• What is expected: The line containing "(fine) at (560,525)" marks the end: extract everything from the first line of the data through that line, exactly, with no pictures.

[Source code of charts]
·····

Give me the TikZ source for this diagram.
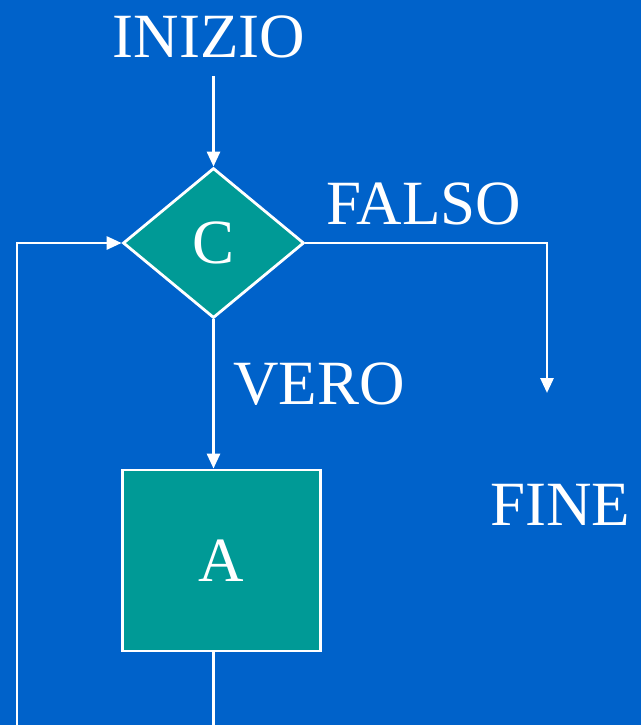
\documentclass[tikz,border=0pt]{standalone}
\usepackage{fontspec}
\setmainfont{Liberation Serif}
\usetikzlibrary{shapes.geometric,arrows.meta}
\definecolor{bgblue}{HTML}{0062CA}
\definecolor{boxteal}{HTML}{009A96}
\begin{document}
\begin{tikzpicture}[x=1pt,y=-1pt,
  flow/.style={draw=white,line width=2.8pt},
  arrowline/.style={flow,-{Triangle[length=15pt,width=13pt]}},
  lbl/.style={text=white,font=\fontsize{63}{63}\selectfont,inner sep=0pt,anchor=base},
  decision/.style={diamond,draw=white,fill=boxteal,line width=2.8pt,inner sep=0pt,
    minimum width=181pt,minimum height=150pt,text=white,font=\fontsize{63}{63}\selectfont},
  block/.style={rectangle,draw=white,fill=boxteal,line width=2.8pt,inner sep=0pt,
    minimum width=198pt,minimum height=181pt,text=white,font=\fontsize{63}{63}\selectfont}]
  % canvas
  \fill[bgblue] (0,0) rectangle (641,725);
  \useasboundingbox (0,0) rectangle (641,725);
  \clip (0,0) rectangle (641,725);

  % labels
  \node[lbl] (inizio) at (209,57) {INIZIO};
  \node[lbl] (falso) at (424,224) {FALSO};
  \node[lbl] (vero) at (319,404) {VERO};
  \node[lbl] (fine) at (560,525) {FINE};

  % blocks
  \node[decision] (c) at (213.5,243) {\raisebox{-3.5pt}{C}};
  \node[block] (a) at (221.7,560.5) {A};

  % free ends
  \coordinate (falsoend) at (547,393);
  \coordinate (loopbottom) at (17,780);

  % connectors
  \draw[arrowline,shorten <=18pt] (inizio.south -| c.north) -- (c.north);
  \draw[arrowline] (c.east) -| (falsoend);
  \draw[arrowline] (c.south) -- (a.north -| c.south);
  \draw[arrowline] (a.south -| c.south) |- (loopbottom) |- (c.west);
\end{tikzpicture}
\end{document}
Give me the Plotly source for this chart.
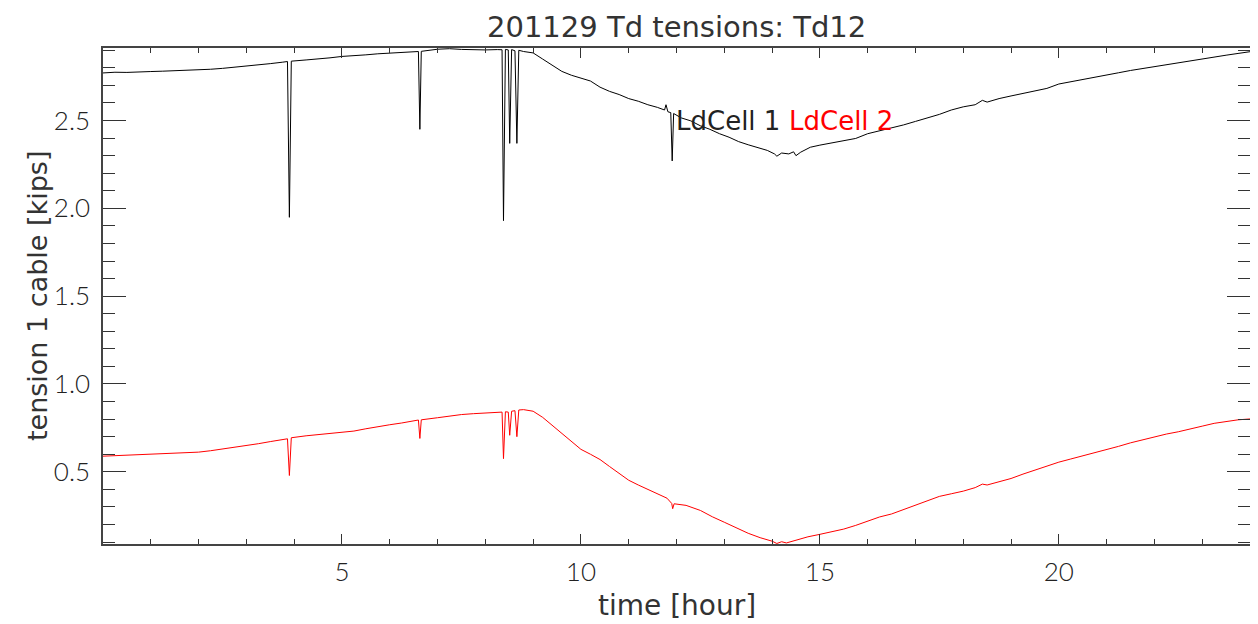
import plotly.graph_objects as go

# ---- data ----
t_cell1 = [0.00, 0.25, 0.50, 0.75, 1.00, 1.25, 1.50, 1.75, 2.00, 2.25, 2.50, 2.75, 3.00, 3.25, 3.50, 3.75,
           3.86, 3.90, 3.94, 4.25, 4.50, 4.75, 5.00, 5.25, 5.50, 5.75, 6.00, 6.25, 6.50, 6.60, 6.63, 6.66,
           7.00, 7.25, 7.50, 7.75, 8.00, 8.25, 8.35, 8.38, 8.42, 8.48, 8.51, 8.55, 8.62, 8.66, 8.70, 8.80,
           9.00, 9.20, 9.40, 9.60, 9.80, 10.0, 10.2, 10.4, 10.6, 10.8, 11.0, 11.2, 11.4, 11.6, 11.75, 11.78,
           11.82, 11.88, 11.91, 11.94, 12.1, 12.3, 12.5, 12.7, 12.9, 13.1, 13.3, 13.5, 13.7, 13.9, 14.05, 14.1,
           14.2, 14.35, 14.45, 14.5, 14.6, 14.8, 15.0, 15.25, 15.5, 15.75, 16.0, 16.25, 16.5, 16.75, 17.0,
           17.25, 17.5, 17.75, 18.0, 18.25, 18.4, 18.5, 18.75, 19.0, 19.25, 19.5, 19.75, 20.0, 20.25, 20.5,
           20.75, 21.0, 21.25, 21.5, 21.75, 22.0, 22.25, 22.5, 22.75, 23.0, 23.25, 23.5, 23.75, 24.0]
v_cell1 = [2.771, 2.775, 2.774, 2.778, 2.779, 2.781, 2.783, 2.784, 2.786, 2.792, 2.797, 2.803, 2.808, 2.816, 2.824, 2.832,
           2.836, 1.949, 2.838, 2.845, 2.850, 2.857, 2.865, 2.868, 2.874, 2.880, 2.885, 2.888, 2.892, 2.893, 2.450, 2.894,
           2.906, 2.909, 2.905, 2.903, 2.902, 2.904, 2.903, 1.930, 2.905, 2.902, 2.370, 2.904, 2.897, 2.370, 2.900, 2.893,
           2.885, 2.850, 2.815, 2.780, 2.758, 2.740, 2.725, 2.690, 2.666, 2.648, 2.625, 2.610, 2.590, 2.575, 2.560, 2.590,
           2.550, 2.545, 2.270, 2.540, 2.515, 2.498, 2.470, 2.450, 2.425, 2.405, 2.380, 2.362, 2.345, 2.330, 2.310, 2.297,
           2.315, 2.310, 2.322, 2.300, 2.320, 2.348, 2.360, 2.373, 2.385, 2.398, 2.425, 2.442, 2.456, 2.475, 2.495,
           2.515, 2.535, 2.560, 2.578, 2.590, 2.615, 2.605, 2.625, 2.640, 2.655, 2.668, 2.683, 2.708, 2.720, 2.733,
           2.745, 2.758, 2.772, 2.785, 2.796, 2.808, 2.820, 2.832, 2.842, 2.852, 2.862, 2.872, 2.882, 2.892]

t_cell2 = [0.00, 0.25, 0.50, 0.75, 1.00, 1.25, 1.50, 1.75, 2.00, 2.25, 2.50, 2.75, 3.00, 3.25, 3.50, 3.75,
           3.86, 3.90, 3.94, 4.25, 4.50, 4.75, 5.00, 5.25, 5.50, 5.75, 6.00, 6.25, 6.50, 6.60, 6.63, 6.66,
           7.00, 7.25, 7.50, 7.75, 8.00, 8.25, 8.35, 8.38, 8.42, 8.48, 8.51, 8.55, 8.62, 8.66, 8.70, 8.80,
           9.00, 9.20, 9.40, 9.60, 9.80, 10.0, 10.2, 10.4, 10.6, 10.8, 11.0, 11.2, 11.4, 11.6, 11.8, 11.9,
           11.92, 11.95, 12.2, 12.5, 12.75, 13.0, 13.25, 13.5, 13.75, 14.0, 14.1, 14.2, 14.3, 14.5, 14.75,
           15.0, 15.25, 15.5, 15.75, 16.0, 16.25, 16.5, 16.75, 17.0, 17.25, 17.5, 17.75, 18.0, 18.25, 18.4,
           18.5, 18.75, 19.0, 19.25, 19.5, 19.75, 20.0, 20.25, 20.5, 20.75, 21.0, 21.25, 21.5, 21.75, 22.0,
           22.25, 22.5, 22.75, 23.0, 23.25, 23.5, 23.75, 24.0]
v_cell2 = [0.589, 0.592, 0.596, 0.600, 0.602, 0.604, 0.607, 0.609, 0.612, 0.620, 0.630, 0.638, 0.646, 0.660, 0.672, 0.683,
           0.688, 0.479, 0.694, 0.705, 0.712, 0.718, 0.724, 0.732, 0.745, 0.758, 0.768, 0.778, 0.790, 0.795, 0.690, 0.796,
           0.808, 0.818, 0.826, 0.831, 0.834, 0.838, 0.840, 0.575, 0.842, 0.840, 0.708, 0.845, 0.848, 0.700, 0.852, 0.854,
           0.845, 0.810, 0.765, 0.720, 0.675, 0.628, 0.600, 0.570, 0.530, 0.490, 0.452, 0.425, 0.400, 0.378, 0.350, 0.320,
           0.290, 0.318, 0.309, 0.280, 0.244, 0.213, 0.183, 0.150, 0.125, 0.105, 0.092, 0.102, 0.095, 0.112, 0.130,
           0.144, 0.160, 0.174, 0.195, 0.220, 0.243, 0.260, 0.285, 0.310, 0.337, 0.360, 0.375, 0.390, 0.410, 0.430,
           0.425, 0.445, 0.462, 0.487, 0.510, 0.530, 0.555, 0.573, 0.590, 0.609, 0.627, 0.645, 0.665, 0.683, 0.700,
           0.715, 0.728, 0.742, 0.760, 0.776, 0.788, 0.796, 0.801]

x_ticks = [5, 10, 15, 20]
y_ticks = [0.5, 1.0, 1.5, 2.0, 2.5]
y_tick_text = ["0.5", "1.0", "1.5", "2.0", "2.5"]

TICKFONT = "Lato, DejaVu Sans, sans-serif"
LABELFONT = "DejaVu Sans, Lato, sans-serif"
TXT = "#333333"

fig = go.Figure()
fig.add_trace(go.Scatter(x=t_cell1, y=v_cell1, mode="lines", name="LdCell 1",
                         line=dict(color="#000000", width=1)))
fig.add_trace(go.Scatter(x=t_cell2, y=v_cell2, mode="lines", name="LdCell 2",
                         line=dict(color="#ff0000", width=1)))

# in-plot legend labels
fig.add_annotation(x=11.95, y=2.5, xref="x", yref="y", text="LdCell 1", showarrow=False,
                   xanchor="left", yanchor="middle", font=dict(family=LABELFONT, size=26, color="#222222"))
fig.add_annotation(x=14.32, y=2.5, xref="x", yref="y", text="LdCell 2", showarrow=False,
                   xanchor="left", yanchor="middle", font=dict(family=LABELFONT, size=26, color="#ff0000"))

# title and axis titles placed explicitly
fig.add_annotation(x=0.5, y=1.0423, xref="paper", yref="paper", text="201129 Td tensions: Td12",
                   showarrow=False, xanchor="center", yanchor="middle", borderpad=0,
                   font=dict(family=LABELFONT, size=29, color=TXT))
fig.add_annotation(x=0.5, y=-0.123, xref="paper", yref="paper", text="time [hour]",
                   showarrow=False, xanchor="center", yanchor="middle",
                   font=dict(family=LABELFONT, size=28, color=TXT))
fig.add_annotation(x=-0.0575, y=0.5, xref="paper", yref="paper", text="tension 1 cable [kips]",
                   showarrow=False, xanchor="center", yanchor="middle", textangle=-90,
                   font=dict(family=LABELFONT, size=27, color=TXT))

# the page adds an 8px body margin, so the figure is sized/offset to compensate
fig.update_layout(
    width=1250, height=616,
    margin=dict(l=95, r=8, t=40, b=80),
    paper_bgcolor="white", plot_bgcolor="white",
    showlegend=False,
    font=dict(family=TICKFONT, color=TXT),
)
fig.update_xaxes(
    range=[0, 24], tickvals=x_ticks, ticks="inside", ticklen=10, tickwidth=1, tickcolor="#333333",
    showline=True, linecolor="#444444", linewidth=1.5, mirror="ticks", showgrid=False, zeroline=False,
    minor=dict(dtick=1, ticks="inside", ticklen=5, tickwidth=1, tickcolor="#333333", showgrid=False),
    tickfont=dict(family=TICKFONT, size=26, color="#222222", weight=300), ticklabelstandoff=4,
    automargin=False,
)
fig.update_yaxes(
    range=[0.089, 2.913], tickvals=y_ticks, ticktext=y_tick_text, ticks="inside", ticklen=23, tickwidth=1,
    tickcolor="#333333", showline=True, linecolor="#444444", linewidth=1.5, mirror="ticks", showgrid=False,
    zeroline=False,
    minor=dict(dtick=0.1, tick0=0, ticks="inside", ticklen=12, tickwidth=1, tickcolor="#333333", showgrid=False),
    tickfont=dict(family=TICKFONT, size=26, color="#222222", weight=300), ticklabelstandoff=6,
    automargin=False,
)

fig.write_html("out.html")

·····

• Output for this exercise:
Give me the TikZ source for this diagram.
\documentclass[tikz,border=0pt]{standalone}
\usepackage{fontspec}
\setmainfont{Liberation Serif}
\usetikzlibrary{shapes.geometric,arrows.meta}
\definecolor{bgblue}{HTML}{0062CA}
\definecolor{boxteal}{HTML}{009A96}
\begin{document}
\begin{tikzpicture}[x=1pt,y=-1pt,
  flow/.style={draw=white,line width=2.8pt},
  arrowline/.style={flow,-{Triangle[length=15pt,width=13pt]}},
  lbl/.style={text=white,font=\fontsize{63}{63}\selectfont,inner sep=0pt,anchor=base},
  decision/.style={diamond,draw=white,fill=boxteal,line width=2.8pt,inner sep=0pt,
    minimum width=181pt,minimum height=150pt,text=white,font=\fontsize{63}{63}\selectfont},
  block/.style={rectangle,draw=white,fill=boxteal,line width=2.8pt,inner sep=0pt,
    minimum width=198pt,minimum height=181pt,text=white,font=\fontsize{63}{63}\selectfont}]
  % canvas
  \fill[bgblue] (0,0) rectangle (641,725);
  \useasboundingbox (0,0) rectangle (641,725);
  \clip (0,0) rectangle (641,725);

  % labels
  \node[lbl] (inizio) at (209,57) {INIZIO};
  \node[lbl] (falso) at (424,224) {FALSO};
  \node[lbl] (vero) at (319,404) {VERO};
  \node[lbl] (fine) at (560,525) {FINE};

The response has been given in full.